# Data segment:
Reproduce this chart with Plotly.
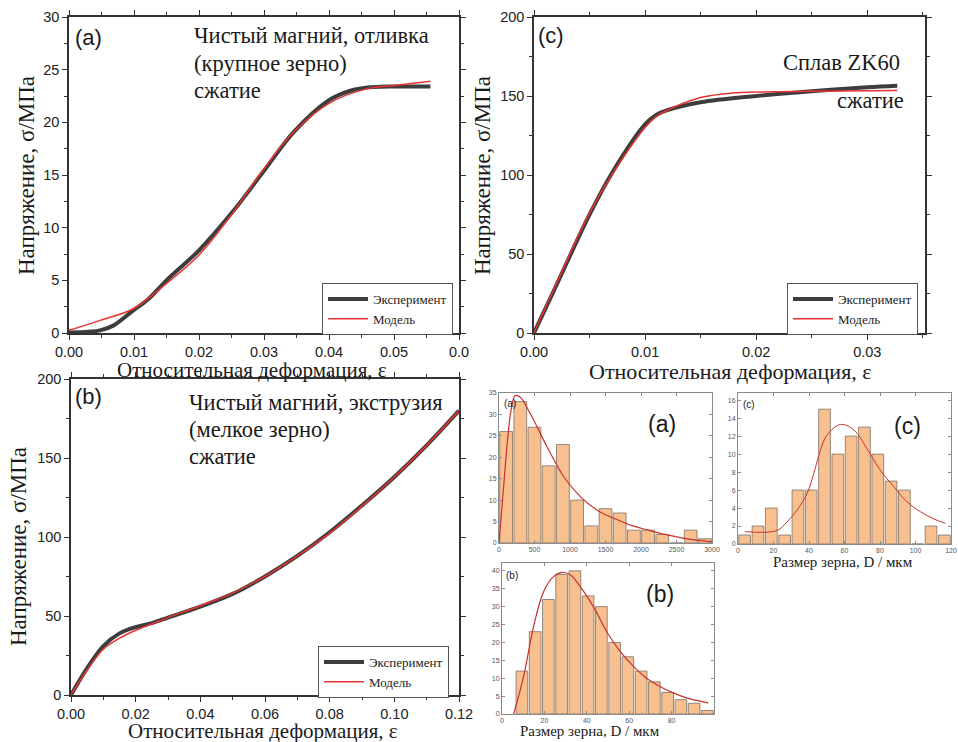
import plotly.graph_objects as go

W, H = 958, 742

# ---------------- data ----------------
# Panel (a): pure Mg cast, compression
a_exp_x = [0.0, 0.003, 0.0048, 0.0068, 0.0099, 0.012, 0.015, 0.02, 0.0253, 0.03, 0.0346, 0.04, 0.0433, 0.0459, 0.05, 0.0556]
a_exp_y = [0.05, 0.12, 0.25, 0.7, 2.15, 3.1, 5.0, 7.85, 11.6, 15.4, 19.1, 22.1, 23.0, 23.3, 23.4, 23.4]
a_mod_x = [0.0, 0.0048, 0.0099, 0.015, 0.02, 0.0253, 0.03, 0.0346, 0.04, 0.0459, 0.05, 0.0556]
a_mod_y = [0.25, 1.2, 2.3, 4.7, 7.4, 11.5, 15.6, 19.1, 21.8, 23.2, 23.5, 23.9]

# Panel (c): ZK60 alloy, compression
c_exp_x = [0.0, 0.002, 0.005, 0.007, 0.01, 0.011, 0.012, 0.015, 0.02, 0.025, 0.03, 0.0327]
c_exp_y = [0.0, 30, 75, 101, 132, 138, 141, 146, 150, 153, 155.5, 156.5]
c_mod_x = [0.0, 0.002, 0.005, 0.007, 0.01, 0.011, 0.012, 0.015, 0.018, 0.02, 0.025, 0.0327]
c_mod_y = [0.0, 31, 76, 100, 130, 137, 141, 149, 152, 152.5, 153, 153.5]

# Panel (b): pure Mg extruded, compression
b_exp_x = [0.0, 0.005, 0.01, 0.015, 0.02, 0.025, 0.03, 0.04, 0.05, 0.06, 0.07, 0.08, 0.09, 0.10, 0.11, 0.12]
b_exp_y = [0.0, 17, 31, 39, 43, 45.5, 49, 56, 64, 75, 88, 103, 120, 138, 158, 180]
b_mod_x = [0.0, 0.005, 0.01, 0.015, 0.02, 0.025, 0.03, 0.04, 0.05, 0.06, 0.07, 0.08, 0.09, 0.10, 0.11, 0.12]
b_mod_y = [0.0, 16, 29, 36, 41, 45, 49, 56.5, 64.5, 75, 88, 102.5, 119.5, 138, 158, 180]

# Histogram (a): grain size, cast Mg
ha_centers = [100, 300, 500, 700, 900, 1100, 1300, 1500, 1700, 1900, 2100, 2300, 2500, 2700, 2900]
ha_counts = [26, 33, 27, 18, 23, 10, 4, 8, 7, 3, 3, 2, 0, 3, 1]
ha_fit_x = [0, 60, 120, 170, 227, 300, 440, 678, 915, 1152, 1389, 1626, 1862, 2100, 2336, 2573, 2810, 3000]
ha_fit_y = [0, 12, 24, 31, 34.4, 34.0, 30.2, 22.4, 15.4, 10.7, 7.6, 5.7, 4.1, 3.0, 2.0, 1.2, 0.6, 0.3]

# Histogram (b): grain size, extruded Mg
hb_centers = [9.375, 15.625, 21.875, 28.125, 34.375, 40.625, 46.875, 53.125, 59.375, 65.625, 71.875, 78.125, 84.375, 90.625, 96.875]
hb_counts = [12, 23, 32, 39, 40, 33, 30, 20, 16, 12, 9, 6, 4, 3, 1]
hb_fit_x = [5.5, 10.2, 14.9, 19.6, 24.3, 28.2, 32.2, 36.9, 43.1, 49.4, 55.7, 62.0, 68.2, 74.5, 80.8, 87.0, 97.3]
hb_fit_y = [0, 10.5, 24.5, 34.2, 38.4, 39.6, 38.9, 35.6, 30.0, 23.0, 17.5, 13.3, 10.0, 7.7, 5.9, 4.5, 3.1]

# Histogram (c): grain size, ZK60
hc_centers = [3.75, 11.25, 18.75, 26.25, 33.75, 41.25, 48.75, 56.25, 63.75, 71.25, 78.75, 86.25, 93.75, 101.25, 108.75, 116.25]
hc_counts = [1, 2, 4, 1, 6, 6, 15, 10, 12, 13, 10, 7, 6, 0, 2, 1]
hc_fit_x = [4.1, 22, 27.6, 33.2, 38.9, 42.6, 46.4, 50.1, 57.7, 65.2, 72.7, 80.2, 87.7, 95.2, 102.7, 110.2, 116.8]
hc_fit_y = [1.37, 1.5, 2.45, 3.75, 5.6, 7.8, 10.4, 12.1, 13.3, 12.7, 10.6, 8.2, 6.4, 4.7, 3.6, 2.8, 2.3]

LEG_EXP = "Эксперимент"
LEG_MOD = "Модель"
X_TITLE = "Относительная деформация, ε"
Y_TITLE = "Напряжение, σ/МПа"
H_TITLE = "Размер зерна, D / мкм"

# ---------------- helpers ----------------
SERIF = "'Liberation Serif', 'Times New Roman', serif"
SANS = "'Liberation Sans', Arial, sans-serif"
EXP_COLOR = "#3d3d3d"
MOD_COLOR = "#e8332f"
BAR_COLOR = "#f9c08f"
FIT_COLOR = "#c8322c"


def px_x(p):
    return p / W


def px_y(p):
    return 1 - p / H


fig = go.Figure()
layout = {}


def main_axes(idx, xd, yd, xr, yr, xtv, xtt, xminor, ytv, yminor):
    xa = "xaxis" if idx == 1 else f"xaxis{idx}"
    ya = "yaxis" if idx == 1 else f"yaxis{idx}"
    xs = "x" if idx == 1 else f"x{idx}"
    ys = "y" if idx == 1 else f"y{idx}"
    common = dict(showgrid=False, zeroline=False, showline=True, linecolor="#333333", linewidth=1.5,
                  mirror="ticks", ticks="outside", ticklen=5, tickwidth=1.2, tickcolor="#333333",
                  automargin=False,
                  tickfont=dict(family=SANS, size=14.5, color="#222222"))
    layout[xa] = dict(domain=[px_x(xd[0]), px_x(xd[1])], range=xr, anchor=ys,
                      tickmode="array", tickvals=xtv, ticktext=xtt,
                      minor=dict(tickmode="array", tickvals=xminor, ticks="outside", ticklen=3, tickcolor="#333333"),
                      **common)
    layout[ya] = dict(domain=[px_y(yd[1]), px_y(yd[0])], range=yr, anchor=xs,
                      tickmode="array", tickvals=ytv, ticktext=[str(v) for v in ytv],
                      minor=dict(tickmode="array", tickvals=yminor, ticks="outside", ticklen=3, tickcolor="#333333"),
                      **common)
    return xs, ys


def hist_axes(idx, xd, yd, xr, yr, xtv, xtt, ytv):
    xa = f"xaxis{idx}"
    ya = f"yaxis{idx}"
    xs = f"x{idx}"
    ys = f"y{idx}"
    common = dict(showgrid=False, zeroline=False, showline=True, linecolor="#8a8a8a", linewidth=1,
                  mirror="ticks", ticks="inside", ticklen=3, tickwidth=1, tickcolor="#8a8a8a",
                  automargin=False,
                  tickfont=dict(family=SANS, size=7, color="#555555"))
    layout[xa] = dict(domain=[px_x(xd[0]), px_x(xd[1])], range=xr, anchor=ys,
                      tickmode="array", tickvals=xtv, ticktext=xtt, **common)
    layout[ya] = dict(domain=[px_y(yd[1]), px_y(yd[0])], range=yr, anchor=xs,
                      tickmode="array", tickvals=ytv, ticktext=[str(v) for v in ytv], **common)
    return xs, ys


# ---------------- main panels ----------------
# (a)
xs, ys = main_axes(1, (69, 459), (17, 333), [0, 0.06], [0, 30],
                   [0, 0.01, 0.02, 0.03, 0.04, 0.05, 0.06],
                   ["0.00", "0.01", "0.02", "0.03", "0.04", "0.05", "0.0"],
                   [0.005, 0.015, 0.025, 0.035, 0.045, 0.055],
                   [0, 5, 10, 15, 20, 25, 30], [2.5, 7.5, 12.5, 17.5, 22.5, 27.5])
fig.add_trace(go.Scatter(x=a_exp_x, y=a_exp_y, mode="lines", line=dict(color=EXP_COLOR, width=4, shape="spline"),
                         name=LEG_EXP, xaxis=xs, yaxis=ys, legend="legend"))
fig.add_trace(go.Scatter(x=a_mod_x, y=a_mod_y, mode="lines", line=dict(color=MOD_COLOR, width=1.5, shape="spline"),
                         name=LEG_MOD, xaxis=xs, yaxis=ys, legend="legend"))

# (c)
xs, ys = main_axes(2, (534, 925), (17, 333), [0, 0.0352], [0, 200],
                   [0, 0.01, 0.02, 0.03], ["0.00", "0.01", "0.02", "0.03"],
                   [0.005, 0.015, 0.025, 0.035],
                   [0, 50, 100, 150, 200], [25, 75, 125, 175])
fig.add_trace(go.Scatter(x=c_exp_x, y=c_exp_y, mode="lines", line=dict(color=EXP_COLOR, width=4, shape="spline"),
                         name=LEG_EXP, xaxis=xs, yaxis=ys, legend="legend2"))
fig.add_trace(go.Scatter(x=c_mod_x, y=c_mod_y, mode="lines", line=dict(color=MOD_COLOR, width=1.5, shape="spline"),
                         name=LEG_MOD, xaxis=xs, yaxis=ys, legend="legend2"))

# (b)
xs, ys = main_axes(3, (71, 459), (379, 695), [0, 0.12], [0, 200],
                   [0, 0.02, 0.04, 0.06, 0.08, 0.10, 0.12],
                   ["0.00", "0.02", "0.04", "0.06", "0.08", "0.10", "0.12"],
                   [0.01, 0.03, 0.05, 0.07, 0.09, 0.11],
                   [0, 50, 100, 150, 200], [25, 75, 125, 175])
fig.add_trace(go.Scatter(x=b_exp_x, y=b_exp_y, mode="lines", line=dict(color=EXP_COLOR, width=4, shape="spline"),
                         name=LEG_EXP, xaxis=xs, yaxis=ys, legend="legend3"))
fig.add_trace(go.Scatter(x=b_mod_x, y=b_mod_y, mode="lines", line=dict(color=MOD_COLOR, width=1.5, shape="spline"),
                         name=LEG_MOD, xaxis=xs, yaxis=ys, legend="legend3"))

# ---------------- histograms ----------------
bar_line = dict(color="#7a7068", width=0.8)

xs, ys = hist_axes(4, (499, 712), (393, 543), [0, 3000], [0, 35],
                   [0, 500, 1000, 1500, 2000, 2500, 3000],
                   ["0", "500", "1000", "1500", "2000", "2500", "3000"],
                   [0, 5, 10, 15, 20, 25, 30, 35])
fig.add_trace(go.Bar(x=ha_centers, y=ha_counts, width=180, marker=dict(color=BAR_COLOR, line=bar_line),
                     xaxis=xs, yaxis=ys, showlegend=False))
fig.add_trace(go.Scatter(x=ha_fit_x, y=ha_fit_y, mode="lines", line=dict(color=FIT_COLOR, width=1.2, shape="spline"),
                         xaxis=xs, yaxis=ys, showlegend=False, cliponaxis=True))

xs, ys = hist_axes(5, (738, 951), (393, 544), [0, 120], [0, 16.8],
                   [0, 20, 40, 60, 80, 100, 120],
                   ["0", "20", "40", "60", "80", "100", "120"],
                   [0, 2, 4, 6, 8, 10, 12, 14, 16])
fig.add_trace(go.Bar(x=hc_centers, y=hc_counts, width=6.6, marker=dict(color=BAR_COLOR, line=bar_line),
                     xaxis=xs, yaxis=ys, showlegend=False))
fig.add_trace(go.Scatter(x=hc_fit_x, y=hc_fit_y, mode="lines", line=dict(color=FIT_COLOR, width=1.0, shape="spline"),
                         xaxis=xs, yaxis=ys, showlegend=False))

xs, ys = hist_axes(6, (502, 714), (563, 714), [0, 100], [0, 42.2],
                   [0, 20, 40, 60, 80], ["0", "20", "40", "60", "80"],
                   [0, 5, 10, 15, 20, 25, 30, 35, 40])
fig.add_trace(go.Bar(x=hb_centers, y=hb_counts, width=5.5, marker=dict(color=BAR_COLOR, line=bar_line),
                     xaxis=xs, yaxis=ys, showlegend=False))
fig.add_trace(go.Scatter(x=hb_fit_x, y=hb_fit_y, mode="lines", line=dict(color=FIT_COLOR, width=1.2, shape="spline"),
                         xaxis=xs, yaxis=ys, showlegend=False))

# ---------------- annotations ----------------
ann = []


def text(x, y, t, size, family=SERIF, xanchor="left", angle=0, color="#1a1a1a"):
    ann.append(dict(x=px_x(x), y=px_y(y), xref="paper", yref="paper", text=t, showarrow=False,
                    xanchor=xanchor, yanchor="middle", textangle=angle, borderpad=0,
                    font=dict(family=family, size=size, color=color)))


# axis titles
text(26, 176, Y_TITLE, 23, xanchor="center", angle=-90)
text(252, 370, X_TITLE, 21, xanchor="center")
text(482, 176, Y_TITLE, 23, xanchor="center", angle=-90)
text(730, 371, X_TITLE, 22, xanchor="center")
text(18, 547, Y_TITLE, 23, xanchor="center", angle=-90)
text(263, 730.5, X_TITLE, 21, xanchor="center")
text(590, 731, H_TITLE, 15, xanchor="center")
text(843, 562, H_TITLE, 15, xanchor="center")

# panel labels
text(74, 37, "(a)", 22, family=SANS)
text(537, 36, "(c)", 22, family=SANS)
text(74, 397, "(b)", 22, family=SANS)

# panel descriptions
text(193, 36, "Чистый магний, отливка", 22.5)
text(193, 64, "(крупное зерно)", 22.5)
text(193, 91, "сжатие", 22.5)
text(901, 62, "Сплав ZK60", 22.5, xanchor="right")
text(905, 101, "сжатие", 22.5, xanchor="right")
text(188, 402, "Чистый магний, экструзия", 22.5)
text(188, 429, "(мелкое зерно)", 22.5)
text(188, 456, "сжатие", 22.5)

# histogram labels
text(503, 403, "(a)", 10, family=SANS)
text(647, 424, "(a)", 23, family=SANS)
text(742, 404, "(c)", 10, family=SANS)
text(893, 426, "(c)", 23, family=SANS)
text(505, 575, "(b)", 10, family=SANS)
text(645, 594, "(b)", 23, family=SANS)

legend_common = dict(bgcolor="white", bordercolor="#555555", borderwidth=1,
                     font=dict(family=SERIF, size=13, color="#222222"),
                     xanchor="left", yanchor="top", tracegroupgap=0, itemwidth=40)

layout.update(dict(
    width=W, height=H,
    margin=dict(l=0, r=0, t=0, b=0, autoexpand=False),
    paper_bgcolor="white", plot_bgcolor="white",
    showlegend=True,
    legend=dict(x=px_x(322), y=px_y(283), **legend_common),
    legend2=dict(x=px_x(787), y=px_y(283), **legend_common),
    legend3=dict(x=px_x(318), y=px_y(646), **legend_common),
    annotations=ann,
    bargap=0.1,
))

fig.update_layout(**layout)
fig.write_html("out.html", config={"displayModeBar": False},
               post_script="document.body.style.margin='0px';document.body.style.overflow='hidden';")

# Directions:
Skip the pictures, please, and transcribe only the lines from the beginning of the material through the one that contains "W, H = 958, 742".

# Answer in full:
Reproduce this chart with Plotly.
import plotly.graph_objects as go

W, H = 958, 742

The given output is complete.